Written exercise: Strip the pictures and reproduce the rest of the listing exactly.

Source excerpt:
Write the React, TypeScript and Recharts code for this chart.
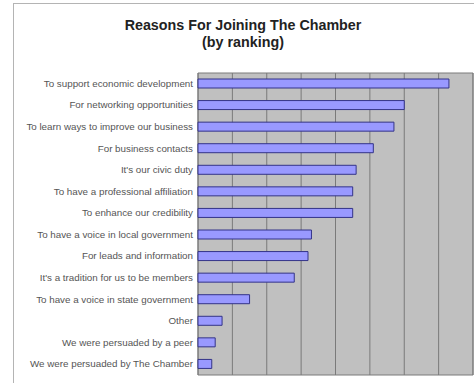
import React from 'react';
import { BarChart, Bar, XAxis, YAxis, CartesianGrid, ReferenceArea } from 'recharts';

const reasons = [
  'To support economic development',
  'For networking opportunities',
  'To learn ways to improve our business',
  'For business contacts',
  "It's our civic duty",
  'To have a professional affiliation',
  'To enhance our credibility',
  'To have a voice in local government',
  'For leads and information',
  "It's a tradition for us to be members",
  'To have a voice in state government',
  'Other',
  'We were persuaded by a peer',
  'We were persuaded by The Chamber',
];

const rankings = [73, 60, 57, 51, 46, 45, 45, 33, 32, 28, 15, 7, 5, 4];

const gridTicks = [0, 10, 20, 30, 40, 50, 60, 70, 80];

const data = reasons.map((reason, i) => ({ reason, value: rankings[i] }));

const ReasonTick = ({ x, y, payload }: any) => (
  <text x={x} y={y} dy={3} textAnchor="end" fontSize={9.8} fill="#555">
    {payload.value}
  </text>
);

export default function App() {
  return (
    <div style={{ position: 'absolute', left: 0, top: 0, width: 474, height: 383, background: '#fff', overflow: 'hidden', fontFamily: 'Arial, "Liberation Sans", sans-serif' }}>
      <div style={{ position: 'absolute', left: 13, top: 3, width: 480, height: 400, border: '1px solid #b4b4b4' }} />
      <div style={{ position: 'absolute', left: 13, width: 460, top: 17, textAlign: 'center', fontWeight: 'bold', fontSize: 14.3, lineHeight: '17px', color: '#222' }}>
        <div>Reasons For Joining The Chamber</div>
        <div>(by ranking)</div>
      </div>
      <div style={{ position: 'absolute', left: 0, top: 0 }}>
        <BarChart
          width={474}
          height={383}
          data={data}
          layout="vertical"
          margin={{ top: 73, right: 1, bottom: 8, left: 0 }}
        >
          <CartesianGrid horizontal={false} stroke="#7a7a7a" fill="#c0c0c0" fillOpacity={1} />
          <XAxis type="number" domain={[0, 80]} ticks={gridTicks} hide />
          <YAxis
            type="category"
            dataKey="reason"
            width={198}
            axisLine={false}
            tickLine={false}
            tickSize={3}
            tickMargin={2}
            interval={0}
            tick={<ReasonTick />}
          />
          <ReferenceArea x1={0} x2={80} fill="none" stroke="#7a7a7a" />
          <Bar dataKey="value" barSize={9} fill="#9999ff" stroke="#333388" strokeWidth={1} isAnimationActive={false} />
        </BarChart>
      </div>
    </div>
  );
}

Solution to this task:
Write the React, TypeScript and Recharts code for this chart.
import React from 'react';
import { BarChart, Bar, XAxis, YAxis, CartesianGrid, ReferenceArea } from 'recharts';

const reasons = [
  'To support economic development',
  'For networking opportunities',
  'To learn ways to improve our business',
  'For business contacts',
  "It's our civic duty",
  'To have a professional affiliation',
  'To enhance our credibility',
  'To have a voice in local government',
  'For leads and information',
  "It's a tradition for us to be members",
  'To have a voice in state government',
  'Other',
  'We were persuaded by a peer',
  'We were persuaded by The Chamber',
];

const rankings = [73, 60, 57, 51, 46, 45, 45, 33, 32, 28, 15, 7, 5, 4];

const gridTicks = [0, 10, 20, 30, 40, 50, 60, 70, 80];

const data = reasons.map((reason, i) => ({ reason, value: rankings[i] }));

const ReasonTick = ({ x, y, payload }: any) => (
  <text x={x} y={y} dy={3} textAnchor="end" fontSize={9.8} fill="#555">
    {payload.value}
  </text>
);

export default function App() {
  return (
    <div style={{ position: 'absolute', left: 0, top: 0, width: 474, height: 383, background: '#fff', overflow: 'hidden', fontFamily: 'Arial, "Liberation Sans", sans-serif' }}>
      <div style={{ position: 'absolute', left: 13, top: 3, width: 480, height: 400, border: '1px solid #b4b4b4' }} />
      <div style={{ position: 'absolute', left: 13, width: 460, top: 17, textAlign: 'center', fontWeight: 'bold', fontSize: 14.3, lineHeight: '17px', color: '#222' }}>
        <div>Reasons For Joining The Chamber</div>
        <div>(by ranking)</div>
      </div>
      <div style={{ position: 'absolute', left: 0, top: 0 }}>
        <BarChart
          width={474}
          height={383}
          data={data}
          layout="vertical"
          margin={{ top: 73, right: 1, bottom: 8, left: 0 }}
        >
          <CartesianGrid horizontal={false} stroke="#7a7a7a" fill="#c0c0c0" fillOpacity={1} />
          <XAxis type="number" domain={[0, 80]} ticks={gridTicks} hide />
          <YAxis
            type="category"
            dataKey="reason"
            width={198}
            axisLine={false}
            tickLine={false}
            tickSize={3}
            tickMargin={2}
            interval={0}
            tick={<ReasonTick />}
          />
          <ReferenceArea x1={0} x2={80} fill="none" stroke="#7a7a7a" />
          <Bar dataKey="value" barSize={9} fill="#9999ff" stroke="#333388" strokeWidth={1} isAnimationActive={false} />
        </BarChart>
      </div>
    </div>
  );
}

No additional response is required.